Steering Parents in the Right Directions for Help

  1. Behavior Management. Many of the techniques and strategies mentioned in this book can be carried over into the home. Besides helping parents gain control of their child’s behavior, this also reinforces what you are doing in the classroom, and lets the child know his parents and teacher are working together in meeting his needs.

A potential pitfall is that some of the techniques–behavior modification for example–look simple on the outside, but require a fair degree of precision in putting them into practice. If a technique is not done correctly or inconsistently, it can do more harm than good. One way of making sure parents do techniques the same way as you is to invite them into your classroom to observe you, and practise while you give them feedback.

You can also advise parents of any parent training programs being offered either at your school or in the community. Programs like Systematic Training for Effective Parenting (STEP), and Parent Effectiveness Training (PET), guide parents on how to raise their child, as well as letting them share their ideas and experiences with other parents (see Appendix C for more information). If parents are unable or unwilling to attend meetings regularly, you can suggest self-learning outlets such as books, manuals, videos, and computer software.

  1. Support Groups. Several parent support groups are emerging. These provide parents with (a) a regular time and place to meet; (b) a chance to talk with other parents; (c) practical help and information; and (d) an opportunity to learn about community resources, scientific breakthroughs, and changes in legislative and educational policies affecting their child. Some communities have more innovative ideas such as sibling and father support groups, and groups matching seasoned veterans who have raised a problem child with parents who recently found out about their child’s disability. For a listing of resources in British Columbia see Appendix D.
  2. Social Service Agencies.
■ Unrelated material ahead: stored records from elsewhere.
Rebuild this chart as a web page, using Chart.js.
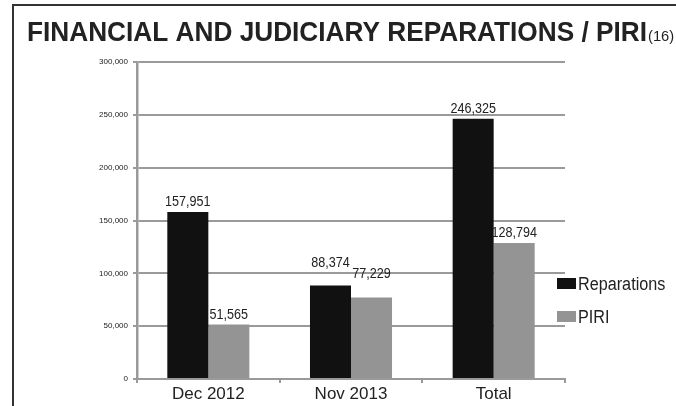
<!DOCTYPE html>
<html>
<head>
<meta charset="utf-8">
<script src="https://cdn.jsdelivr.net/npm/chart.js@4/dist/chart.umd.min.js"></script>
<style>
html,body{margin:0;padding:0;background:#fff;}
#wrap{width:676px;height:406px;position:relative;}
</style>
</head>
<body>
<div id="wrap"><canvas id="c" width="676" height="406"></canvas></div>
<script>
const titleMain = "FINANCIAL AND JUDICIARY REPARATIONS / PIRI";
const titleNote = "(16)";
const categories = ["Dec 2012", "Nov 2013", "Total"];
const reparations = [157951, 88374, 246325];
const piri = [51565, 77229, 128794];
const seriesNames = ["Reparations", "PIRI"];
const seriesColors = ["#111111", "#949494"];
const yTicks = [0, 50000, 100000, 150000, 200000, 250000, 300000];

const SANS = '"Liberation Sans", Arial, sans-serif';

const fmt = v => Number(v).toLocaleString('en-US');

function scaledText(ctx, text, x, y, sx, align) {
  ctx.save();
  const w = ctx.measureText(text).width * sx;
  let left = x;
  if (align === 'center') left = x - w / 2;
  else if (align === 'right') left = x - w;
  ctx.translate(left, y);
  ctx.scale(sx, 1);
  ctx.textAlign = 'left';
  ctx.fillText(text, 0, 0);
  ctx.restore();
  return w;
}

const decor = {
  id: 'decor',
  afterDraw(chart, args, opts) {
    const ctx = chart.ctx;
    const lift = opts.lift || [];
    ctx.save();
    // frame
    ctx.strokeStyle = '#333';
    ctx.lineWidth = 2;
    ctx.beginPath();
    ctx.moveTo(676, 5);
    ctx.lineTo(13, 5);
    ctx.lineTo(13, 406);
    ctx.stroke();
    // title
    ctx.fillStyle = '#222';
    ctx.textBaseline = 'alphabetic';
    ctx.font = 'bold 28px ' + SANS;
    const tw = ctx.measureText(titleMain).width;
    const sx = 620 / tw;
    scaledText(ctx, titleMain, 27, 40.5, sx, 'left');
    ctx.font = '15px ' + SANS;
    scaledText(ctx, titleNote, 648, 40.5, 0.98, 'left');
    // data labels
    ctx.fillStyle = '#222';
    ctx.font = '15px ' + SANS;
    ctx.textBaseline = 'alphabetic';
    chart.data.datasets.forEach((ds, i) => {
      const meta = chart.getDatasetMeta(i);
      meta.data.forEach((el, j) => {
        scaledText(ctx, fmt(ds.data[j]), el.x, el.y - 6 - (lift[j] || 0), 0.84, 'center');
      });
    });
    // legend
    chart.data.datasets.forEach((ds, i) => {
      const y = 278 + 33 * i;
      ctx.fillStyle = ds.backgroundColor;
      ctx.fillRect(557, y, 19, 11);
      ctx.fillStyle = '#222';
      ctx.font = '18px ' + SANS;
      ctx.textBaseline = 'alphabetic';
      scaledText(ctx, ds.label, 578, y + 12, 0.9, 'left');
    });
    ctx.restore();
  }
};

new Chart(document.getElementById('c'), {
  type: 'bar',
  data: {
    labels: categories,
    datasets: [
      { label: seriesNames[0], data: reparations, backgroundColor: seriesColors[0] },
      { label: seriesNames[1], data: piri, backgroundColor: seriesColors[1] }
    ]
  },
  options: {
    responsive: false,
    animation: false,
    devicePixelRatio: 1,
    layout: { padding: { top: 62, right: 111, left: 0, bottom: 0 } },
    datasets: { bar: { categoryPercentage: 0.575, barPercentage: 1.0 } },
    plugins: {
      legend: { display: false }, title: { display: false }, tooltip: { enabled: false },
      decor: { lift: [0, 13, 0] }
    },
    scales: {
      x: {
        grid: { drawOnChartArea: false, color: '#9a9a9a', tickLength: 4, lineWidth: 2 },
        border: { color: '#9a9a9a', width: 2 },
        ticks: { color: '#222', font: { family: SANS, size: 17 }, padding: 1 },
        afterFit(s) { s.height = 27; }
      },
      y: {
        min: 0, max: 300000,
        afterBuildTicks(s) { s.ticks = yTicks.map(v => ({ value: v })); },
        grid: { color: '#9a9a9a', lineWidth: 2, tickLength: 4 },
        border: { color: '#9a9a9a', width: 2.5 },
        ticks: { color: '#222', font: { family: SANS, size: 8 }, padding: 5, callback: v => fmt(v) },
        afterFit(s) { s.width = 137; }
      }
    }
  },
  plugins: [decor]
});
</script>
</body>
</html>
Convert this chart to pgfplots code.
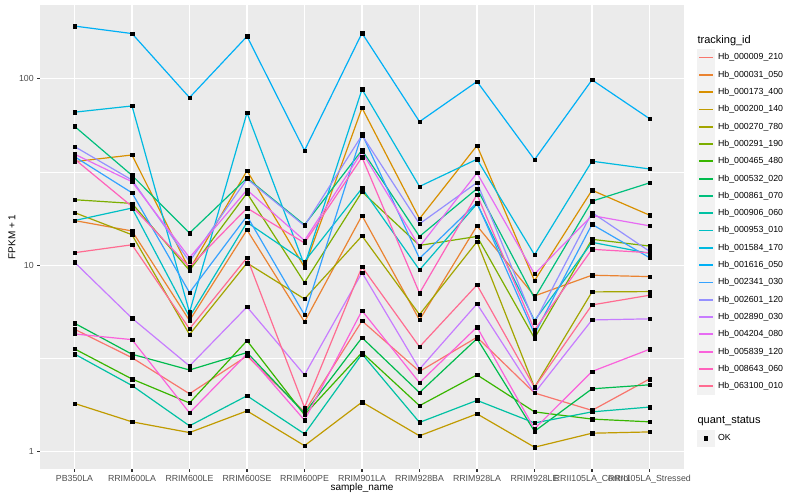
\documentclass[border=0pt]{standalone}
\usepackage{pgfplots}
\usepackage{pgfplotstable}
\usepackage{fontspec}
\setmainfont{Liberation Sans}
\pgfplotsset{compat=1.18}

\definecolor{c1}{HTML}{F8766D}
\definecolor{c2}{HTML}{EA8331}
\definecolor{c3}{HTML}{D89000}
\definecolor{c4}{HTML}{C09B00}
\definecolor{c5}{HTML}{A3A500}
\definecolor{c6}{HTML}{7CAE00}
\definecolor{c7}{HTML}{39B600}
\definecolor{c8}{HTML}{00BB4E}
\definecolor{c9}{HTML}{00BF7D}
\definecolor{c10}{HTML}{00C1A3}
\definecolor{c11}{HTML}{00BFC4}
\definecolor{c12}{HTML}{00BAE0}
\definecolor{c13}{HTML}{00B0F6}
\definecolor{c14}{HTML}{35A2FF}
\definecolor{c15}{HTML}{9590FF}
\definecolor{c16}{HTML}{C77CFF}
\definecolor{c17}{HTML}{E76BF3}
\definecolor{c18}{HTML}{FA62DB}
\definecolor{c19}{HTML}{FF62BC}
\definecolor{c20}{HTML}{FF6C91}
\definecolor{panel}{HTML}{EBEBEB}
\definecolor{keybg}{HTML}{F2F2F2}
\definecolor{gray30}{HTML}{4D4D4D}
\definecolor{gray20}{HTML}{333333}

% FPKM + 1 per sample (rows) and tracking_id (columns s1..s20, legend order)
\pgfplotstableread{
x  s1   s2   s3   s4   s5   s6   s7   s8   s9   s10  s11  s12  s13  s14  s15  s16  s17  s18  s19  s20
0  4.55 17.4 36.0 1.82 19.2 22.5 3.57 4.90 55.7 3.35 17.4 66.3 192  38.3 43.4 10.4 39.5 4.29 37.2 11.7
1  3.20 15.3 39.1 1.45 14.6 21.5 2.46 3.34 30.4 2.27 20.3 71.6 175  24.5 28.7 5.21 28.1 4.00 20.7 12.9
2  2.05 5.06 9.50 1.27 4.26 9.40 1.83 2.75 14.9 1.38 5.30 5.60 79.4 7.15 10.5 2.89 11.0 1.62 9.80 4.57
3  3.27 15.5 32.2 1.66 10.3 24.4 3.95 3.41 29.4 2.00 17.0 65.8 169  18.4 29.1 5.99 25.4 3.35 20.3 11.0
4  1.64 4.98 9.78 1.08 6.61 8.09 1.58 1.61 16.5 1.25 10.5 10.0 41.3 5.43 16.3 2.59 13.6 1.48 13.2 1.73
5  5.04 18.5 69.9 1.85 14.4 24.8 3.41 4.10 41.5 3.35 25.9 87.9 176  50.7 49.9 9.15 40.6 5.72 38.0 9.82
6  2.70 5.10 17.8 1.22 5.45 12.8 1.77 2.08 14.3 1.44 9.46 26.5 59.0 10.9 16.7 2.78 12.6 2.35 7.10 3.66
7  4.12 16.3 43.9 1.60 13.4 14.3 2.59 4.05 25.8 1.89 21.4 37.1 96.8 21.7 27.8 6.22 31.3 4.67 24.0 7.86
8  2.07 6.86 8.28 1.06 2.22 4.07 1.64 1.29 6.67 1.43 5.06 11.4 36.9 4.29 4.94 2.07 9.00 1.33 4.51 2.22
9  1.67 8.86 25.3 1.26 7.21 13.8 1.50 2.18 22.1 1.64 13.3 36.2 98.8 16.6 19.2 5.10 18.5 2.70 12.2 6.14
10 2.46 8.71 18.6 1.28 7.24 12.7 1.45 2.29 27.7 1.74 11.6 32.9 61.2 11.0 11.9 5.17 16.3 3.55 11.7 6.92
}\data

\pgfplotsset{
  keyline/.style={legend image code/.code={
      \fill[keybg] (0pt,-8.3pt) rectangle (17pt,8.3pt);
      \draw[line width=1.8pt] (1.7pt,0pt) -- (15.3pt,0pt);}},
  keypoint/.style={legend image code/.code={
      \fill[keybg] (0pt,-8.3pt) rectangle (17pt,8.3pt);
      \fill[black] (6.8pt,-1.7pt) rectangle (10.2pt,1.7pt);}},
}

\begin{document}
\begin{tikzpicture}
\begin{axis}[
    scale only axis,
    width=644pt, height=464pt,
    ymode=log,
    xmin=-0.6, xmax=10.6,
    ymin=0.81, ymax=249,
    axis background/.style={fill=panel},
    axis line style={draw=none},
    xtick={0,...,10},
    xticklabels={PB350LA,RRIM600LA,RRIM600LE,RRIM600SE,RRIM600PE,RRIM901LA,RRIM928BA,RRIM928LA,RRIM928LE,RRII105LA\_Control,RRII105LA\_Stressed},
    ytick={1,10,100},
    yticklabels={1,10,100},
    minor ytick={3.1623,31.623},
    xmajorgrids, ymajorgrids, yminorgrids,
    major grid style={white, line width=1.07pt},
    minor grid style={white, line width=0.53pt},
    tick pos=left,
    tick align=outside,
    major tick length=2.75pt,
    minor tick length=0pt,
    tick style={gray20, line width=1.07pt},
    ticklabel style={font=\fontsize{8.8}{10}\selectfont, text=gray30},
    xlabel={sample\_name},
    ylabel={FPKM + 1},
    label style={font=\fontsize{11}{13}\selectfont},
    every axis x label/.style={at={(axis description cs:0.5,0)}, yshift=-19pt, anchor=center},
    every axis y label/.style={at={(axis description cs:0,0.5)}, xshift=-28pt, rotate=90, anchor=center},
    legend cell align=left,
    legend style={at={(axis description cs:1.0202,0.9432)}, anchor=north west,
      draw=none, fill=none, inner sep=0pt, row sep=0pt, column sep=3.4pt,
      font=\fontsize{8.8}{10}\selectfont,
      nodes={inner sep=0pt, minimum height=17.3pt, anchor=west}},
]
\pgfplotsinvokeforeach{1,...,20}{
  \addplot[color=c#1, line width=1.2pt, forget plot] table[x=x, y=s#1]{\data};
}
\pgfplotsinvokeforeach{1,...,20}{
  \addplot[only marks, mark=square*, mark size=1.7pt, mark options={draw=none, fill=black}, forget plot] table[x=x, y=s#1]{\data};
}

\addlegendimage{empty legend}
\addlegendentry{\hspace*{-20.4pt}\fontsize{11}{13}\selectfont tracking\_id}
\addlegendimage{keyline, color=c1}\addlegendentry{Hb\_000009\_210}
\addlegendimage{keyline, color=c2}\addlegendentry{Hb\_000031\_050}
\addlegendimage{keyline, color=c3}\addlegendentry{Hb\_000173\_400}
\addlegendimage{keyline, color=c4}\addlegendentry{Hb\_000200\_140}
\addlegendimage{keyline, color=c5}\addlegendentry{Hb\_000270\_780}
\addlegendimage{keyline, color=c6}\addlegendentry{Hb\_000291\_190}
\addlegendimage{keyline, color=c7}\addlegendentry{Hb\_000465\_480}
\addlegendimage{keyline, color=c8}\addlegendentry{Hb\_000532\_020}
\addlegendimage{keyline, color=c9}\addlegendentry{Hb\_000861\_070}
\addlegendimage{keyline, color=c10}\addlegendentry{Hb\_000906\_060}
\addlegendimage{keyline, color=c11}\addlegendentry{Hb\_000953\_010}
\addlegendimage{keyline, color=c12}\addlegendentry{Hb\_001584\_170}
\addlegendimage{keyline, color=c13}\addlegendentry{Hb\_001616\_050}
\addlegendimage{keyline, color=c14}\addlegendentry{Hb\_002341\_030}
\addlegendimage{keyline, color=c15}\addlegendentry{Hb\_002601\_120}
\addlegendimage{keyline, color=c16}\addlegendentry{Hb\_002890\_030}
\addlegendimage{keyline, color=c17}\addlegendentry{Hb\_004204\_080}
\addlegendimage{keyline, color=c18}\addlegendentry{Hb\_005839\_120}
\addlegendimage{keyline, color=c19}\addlegendentry{Hb\_008643\_060}
\addlegendimage{keyline, color=c20}\addlegendentry{Hb\_063100\_010}
\addlegendimage{empty legend}\addlegendentry{}
\addlegendimage{empty legend}
\addlegendentry{\hspace*{-20.4pt}\fontsize{11}{13}\selectfont quant\_status}
\addlegendimage{keypoint}\addlegendentry{OK}
\end{axis}
\pgfresetboundingbox
\useasboundingbox (-40pt,-31pt) rectangle (760pt,469pt);
\end{tikzpicture}
\end{document}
Provincially and federally funded agencies such as the Ministry of Social Services and Housing and the Ministry of Health provide a range of services and information–financial aid, health care, respite care, counseling, parenting help, day care–for children and families.
  3. Medical Doctor. If you have a hunch that a child’s problems are organic, you may suggest parents take him to see their family doctor or his pediatrician. Their doctor can make any necessary referrals to specialists such as neurologists or psychiatrists.
  4. Community Activities. Community sports and clubs promote children’s athletic and social skills, as well as giving parents some time away from their child. Some organizations for parents to look into are Boys and Girls Clubs, Brownies and Cubs, YWCA and YMCA, particular programs for learning disabled and problem children, summer camps such as Camp Decca for learning disabled children, university programs, and religious organizations. Appendix E provides you with details on some of these programs.

This chapter gave you ideas on how you can communicate with parents, give them help, and include them in their child’s education. If you would like more detailed information, read A. Turnbull and H. Turnbull’s book Families, Professionals, and Exceptionality: A Special Partnership, 1986. Some of the ideas in this chapter were adapted from this book.

I urge you to be as creative, flexible, and understanding as you can in building your partnership with parents. Parents can be a valuable source of information, ideas, and inspiration.